^ that one. Though given the sets outlined in the article I'm not sure they're actually assessing accuracy, it sounds more like the 99.995% figure is specificity. To get accuracy they have to factor in how common positives and negatives are.
For the original question (and my earlier reply went astray, so this is the even shorter version): there are different figures of interest. Changing one part of your detection may change some more than others, and overall success rate is still dependent on how frequent positives (in this case, terrorist videos) are relative to negatives (cat videos).
Sensitivity. How frequently the test reports positive given only positives. 0.94something here. You can trivially make it 1.0 by always reporting a positive.
Specificity. How frequently the test reports negatives given only negatives. 0.9995 here. Trivially 0.0 by always reporting negatives.
Obviously in most cases you can make a tradeoff of one for the other. Receiver operating characteristic curves are usually used to illustrate that. Flip a coin every time and both your specificity and sensitivity are 0.5 (as is accuracy, which is usually more complex), any random choice that doesn't look at the input sits on a diagonal line on the ROC plot.
Accuracy is a composite, but a more complex number. As Mycho said, Accuracy = (True Positive + True Negative) / (Positive + Negative). Positive plus negative is just all your samples, but true positive depends on how many positives there are and sensitivity, true negative depends on how many negatives there are and specificity, so your accuracy figure depends on the ratio of real positive and negatives in the input.
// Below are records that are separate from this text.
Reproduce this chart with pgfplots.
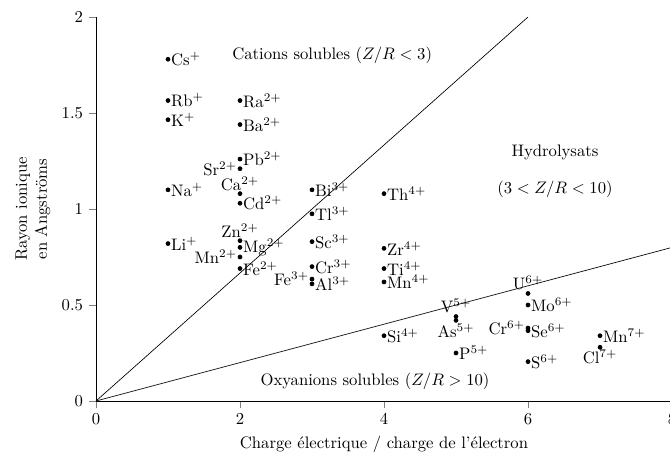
\documentclass[border=0pt]{standalone}
\usepackage{pgfplots}
\pgfplotsset{compat=1.18}
\pgfplotsset{
  lab/.style={only marks, mark=*, mark size=1.2pt, black,
    point meta=explicit symbolic, nodes near coords,
    every node near coord/.append style={anchor=#1, inner sep=1.7pt, font=\normalsize, black}},
}
\begin{document}
\begin{tikzpicture}
\begin{axis}[
  x=43.2pt, y=115.2pt,
  xmin=0, xmax=8, ymin=0, ymax=2,
  axis lines*=left,
  tick align=outside,
  xtick={0,2,4,6,8}, ytick={0,0.5,1,1.5,2},
  xlabel={Charge électrique / charge de l'électron},
  ylabel={Rayon ionique\\en Angströms},
  ylabel style={align=center},
  clip=false,
]
\coordinate (O) at (axis cs:0,0);
\addplot[black, line width=0.4pt] coordinates {(0,0) (6,2)};
\addplot[black, line width=0.4pt] coordinates {(0,0) (8,0.8)};
\addplot[lab=west] coordinates {
(1,1.78) [Cs$^{+}$]
(1,1.565) [Rb$^{+}$]
(1,1.465) [K$^{+}$]
(1,1.10) [Na$^{+}$]
(1,0.82) [Li$^{+}$]
(2,1.565) [Ra$^{2+}$]
(2,1.44) [Ba$^{2+}$]
(2,1.26) [Pb$^{2+}$]
(2,1.03) [Cd$^{2+}$]
(2,0.80) [Mg$^{2+}$]
(2,0.69) [Fe$^{2+}$]
(3,1.10) [Bi$^{3+}$]
(3,0.975) [Tl$^{3+}$]
(3,0.83) [Sc$^{3+}$]
(3,0.70) [Cr$^{3+}$]
(3,0.61) [Al$^{3+}$]
(4,1.08) [Th$^{4+}$]
(4,0.795) [Zr$^{4+}$]
(4,0.69) [Ti$^{4+}$]
(4,0.62) [Mn$^{4+}$]
(4,0.34) [Si$^{4+}$]
(5,0.25) [P$^{5+}$]
(6,0.50) [Mo$^{6+}$]
(6,0.366) [Se$^{6+}$]
(6,0.205) [S$^{6+}$]
(7,0.34) [Mn$^{7+}$]
};
\addplot[lab=east] coordinates {
(2,1.21) [Sr$^{2+}$]
(2,0.75) [Mn$^{2+}$]
(3,0.635) [Fe$^{3+}$]
(6,0.38) [Cr$^{6+}$]
};
\addplot[lab=south] coordinates {
(2,1.08) [Ca$^{2+}$]
(2,0.835) [Zn$^{2+}$]
(5,0.44) [V$^{5+}$]
(6,0.56) [U$^{6+}$]
};
\addplot[lab=north] coordinates {
(5,0.42) [As$^{5+}$]
(7,0.28) [Cl$^{7+}$]
};
\node at (axis cs:3.28,1.80) {Cations solubles ($Z/R<3$)};
\node at (axis cs:6.375,1.297) {Hydrolysats};
\node at (axis cs:6.375,1.104) {($3<Z/R<10$)};
\node at (axis cs:3.875,0.104) {Oxyanions solubles ($Z/R>10$)};
\end{axis}
\pgfresetboundingbox
\path[use as bounding box] ([shift={(-57.6pt,-33pt)}]O) rectangle ([shift={(344.4pt,240.6pt)}]O);
\end{tikzpicture}
\end{document}
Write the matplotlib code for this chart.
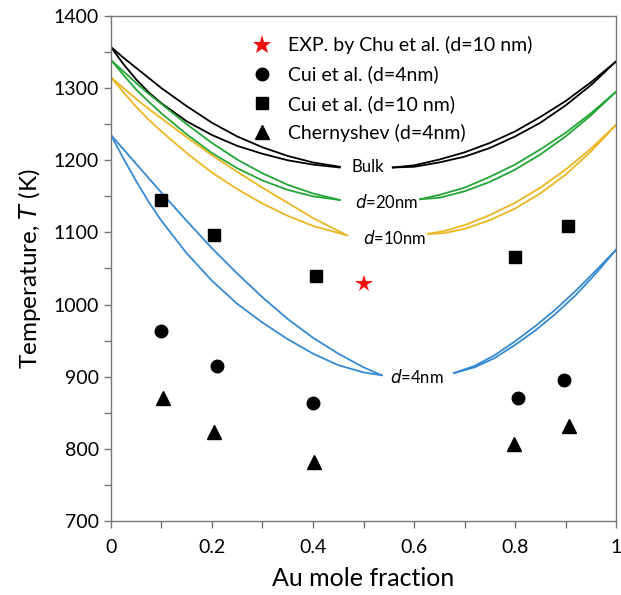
import matplotlib
matplotlib.use('Agg')
import matplotlib.pyplot as plt
from matplotlib.ticker import MultipleLocator
from matplotlib.lines import Line2D

plt.rcParams['font.family'] = ['Lato', 'DejaVu Sans']

# ---- phase boundary curves (Au mole fraction, T in K) ----
# left branches run from x=0 to the label gap, right branches from the gap to x=1
xl_a = [0, 0.025, 0.05, 0.075, 0.1, 0.15, 0.2, 0.25, 0.3, 0.35, 0.4, 0.453]

bulk_liq_l = [1357, 1342, 1328, 1314, 1300, 1275, 1252, 1233, 1218, 1206, 1197, 1191]
bulk_sol_l = [1357, 1333, 1312, 1294, 1279, 1254, 1235, 1220, 1209, 1200, 1194, 1190]
bulk_xr = [0.558, 0.6, 0.65, 0.7, 0.75, 0.8, 0.85, 0.9, 0.95, 1.0]
bulk_liq_r = [1190, 1193, 1201, 1211, 1224, 1240, 1260, 1282, 1308, 1337]
bulk_sol_r = [1190, 1191, 1197, 1205, 1217, 1233, 1252, 1276, 1304, 1337]

d20_liq_l = [1339, 1323, 1307, 1292, 1278, 1250, 1224, 1201, 1182, 1166, 1154, 1145]
d20_sol_l = [1339, 1318, 1298, 1281, 1265, 1236, 1210, 1189, 1172, 1159, 1150, 1145]
d20_xr = [0.612, 0.65, 0.7, 0.75, 0.8, 0.85, 0.9, 0.95, 1.0]
d20_liq_r = [1146, 1152, 1162, 1177, 1194, 1215, 1238, 1265, 1295]
d20_sol_r = [1146, 1148, 1157, 1170, 1187, 1208, 1233, 1262, 1295]

d10_xl = [0, 0.025, 0.05, 0.075, 0.1, 0.15, 0.2, 0.25, 0.3, 0.35, 0.4, 0.467]
d10_liq_l = [1315, 1300, 1285, 1271, 1258, 1232, 1207, 1184, 1162, 1141, 1120, 1096]
d10_sol_l = [1315, 1294, 1274, 1256, 1240, 1210, 1183, 1160, 1140, 1123, 1109, 1096]
d10_xr = [0.628, 0.66, 0.7, 0.75, 0.8, 0.85, 0.9, 0.95, 1.0]
d10_liq_r = [1098, 1102, 1110, 1124, 1141, 1162, 1187, 1216, 1249]
d10_sol_r = [1098, 1099, 1105, 1117, 1133, 1154, 1180, 1212, 1249]

d4_xl = [0, 0.025, 0.05, 0.075, 0.1, 0.15, 0.2, 0.25, 0.3, 0.35, 0.4, 0.45, 0.5, 0.536]
d4_liq_l = [1235, 1215, 1195, 1175, 1155, 1116, 1078, 1043, 1010, 980, 954, 932, 913, 902]
d4_sol_l = [1235, 1202, 1171, 1142, 1116, 1071, 1033, 1001, 975, 952, 932, 916, 906, 902]
d4_xr = [0.679, 0.72, 0.76, 0.8, 0.84, 0.88, 0.92, 0.96, 1.0]
d4_liq_r = [905, 915, 930, 949, 970, 993, 1019, 1047, 1076]
d4_sol_r = [905, 913, 926, 944, 964, 987, 1013, 1043, 1076]

# ---- literature points ----
chu_x = [0.5]
chu_T = [1029]
cui4_x = [0.1, 0.21, 0.4, 0.805, 0.897]
cui4_T = [964, 915, 864, 870, 896]
cui10_x = [0.1, 0.204, 0.406, 0.8, 0.905]
cui10_T = [1145, 1096, 1040, 1066, 1109]
cher_x = [0.104, 0.204, 0.401, 0.797, 0.906]
cher_T = [870, 824, 782, 807, 832]

curves = [
    ('black', xl_a, bulk_liq_l, bulk_sol_l, bulk_xr, bulk_liq_r, bulk_sol_r),
    ('#23a637', xl_a, d20_liq_l, d20_sol_l, d20_xr, d20_liq_r, d20_sol_r),
    ('#ecb622', d10_xl, d10_liq_l, d10_sol_l, d10_xr, d10_liq_r, d10_sol_r),
    ('#358ad2', d4_xl, d4_liq_l, d4_sol_l, d4_xr, d4_liq_r, d4_sol_r),
]

fig = plt.figure(figsize=(6.21, 5.95), dpi=100)
ax = fig.add_axes([0.1787, 0.1244, 0.8133, 0.8487])

for c, xl, liql, soll, xr, liqr, solr in curves:
    ax.plot(xl, liql, color=c, lw=1.3)
    ax.plot(xl, soll, color=c, lw=1.3)
    ax.plot(xr, liqr, color=c, lw=1.3)
    ax.plot(xr, solr, color=c, lw=1.3)

ax.plot(chu_x, chu_T, ls='none', marker='*', color='#ee1111', ms=13, mew=0)
ax.plot(cui4_x, cui4_T, ls='none', marker='o', color='black', ms=9)
ax.plot(cui10_x, cui10_T, ls='none', marker='s', color='black', ms=8.5)
ax.plot(cher_x, cher_T, ls='none', marker='^', color='black', ms=10)

lab_fs = 12
ax.text(0.509, 1191, 'Bulk', ha='center', va='center', fontsize=lab_fs)
ax.text(0.545, 1142, '$\\it{d}$=20nm', ha='center', va='center', fontsize=lab_fs)
ax.text(0.562, 1092, '$\\it{d}$=10nm', ha='center', va='center', fontsize=lab_fs)
ax.text(0.606, 899, '$\\it{d}$=4nm', ha='center', va='center', fontsize=lab_fs)

handles = [
    Line2D([], [], ls='none', marker='*', color='#ee1111', ms=14, mew=0),
    Line2D([], [], ls='none', marker='o', color='black', ms=9),
    Line2D([], [], ls='none', marker='s', color='black', ms=8.5),
    Line2D([], [], ls='none', marker='^', color='black', ms=10),
]
labels = ['EXP. by Chu et al. (d=10 nm)', 'Cui et al. (d=4nm)',
          'Cui et al. (d=10 nm)', 'Chernyshev (d=4nm)']
ax.legend(handles, labels, loc='upper left', bbox_to_anchor=(0.245, 0.975),
          frameon=False, fontsize=14, handletextpad=0.35, labelspacing=0.58,
          borderaxespad=0)

ax.set_xlim(0, 1)
ax.set_ylim(700, 1400)
ax.xaxis.set_major_locator(MultipleLocator(0.2))
ax.xaxis.set_minor_locator(MultipleLocator(0.1))
ax.yaxis.set_major_locator(MultipleLocator(100))
ax.yaxis.set_minor_locator(MultipleLocator(50))
ax.xaxis.set_major_formatter(plt.FuncFormatter(lambda v, p: f'{v:g}'))

for s in ax.spines.values():
    s.set_color('#777777')
    s.set_linewidth(1.0)
ax.tick_params(which='both', direction='out', color='#777777', width=1.0,
               length=5, labelsize=14)
ax.tick_params(axis='x', which='major', pad=8)

ax.set_xlabel('Au mole fraction', fontsize=18, labelpad=8)
ax.set_ylabel('Temperature, $\\it{T}$ (K)', fontsize=17.5, labelpad=8)

fig.savefig('out.png', dpi=100)
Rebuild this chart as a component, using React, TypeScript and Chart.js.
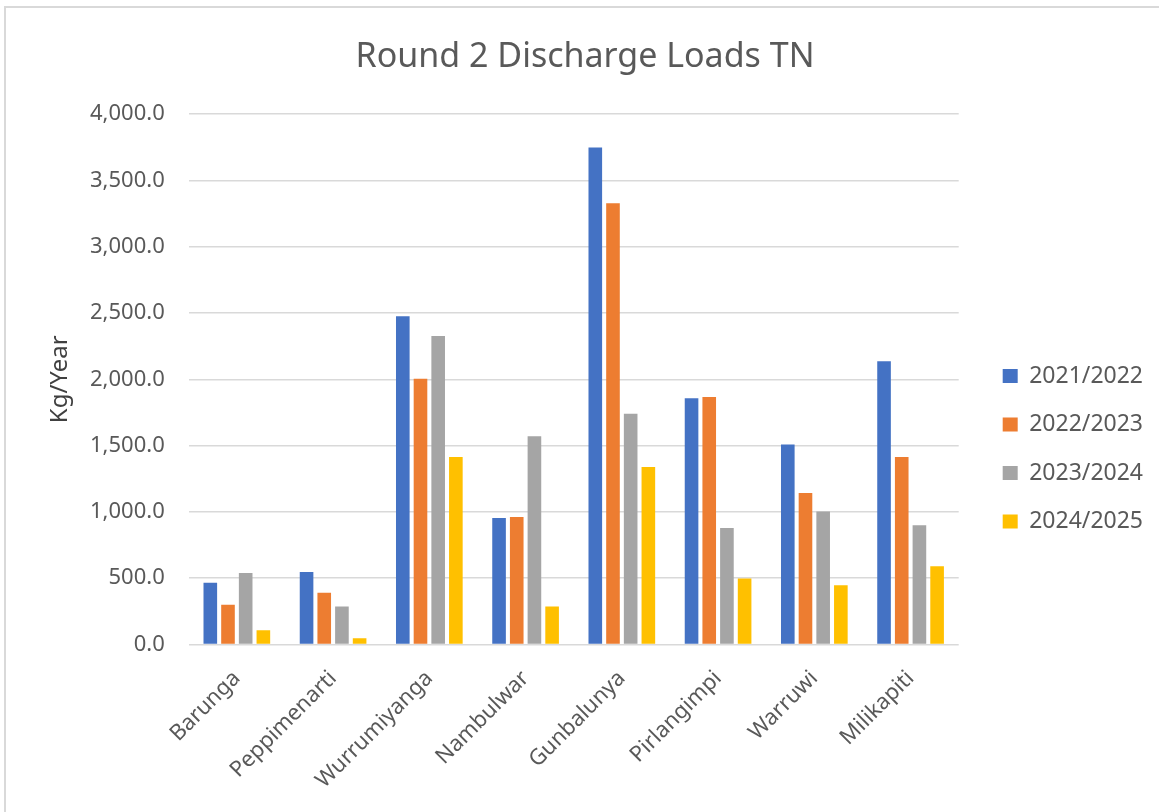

If the vast majority are negative, then sensitivity has very little effect on accuracy, if most are positive then specificity has very little effect.
This tends to come up in medical screening, https://en.wikipedia.org/wiki/Sensitivity_and_specificity two numbers not much talked about are positive predictive and negative predictive value. Both of these mean if you select samples (videos, people) from the general population (youtube, a screening population) based on a test, how much does the ratio of positives (terror videos, people with a particular disease) change relative to the population. A rare disease and a test that is not sufficiently specific may still end up selecting a majority of people who do not have that disease, even if sensitivity is incredible.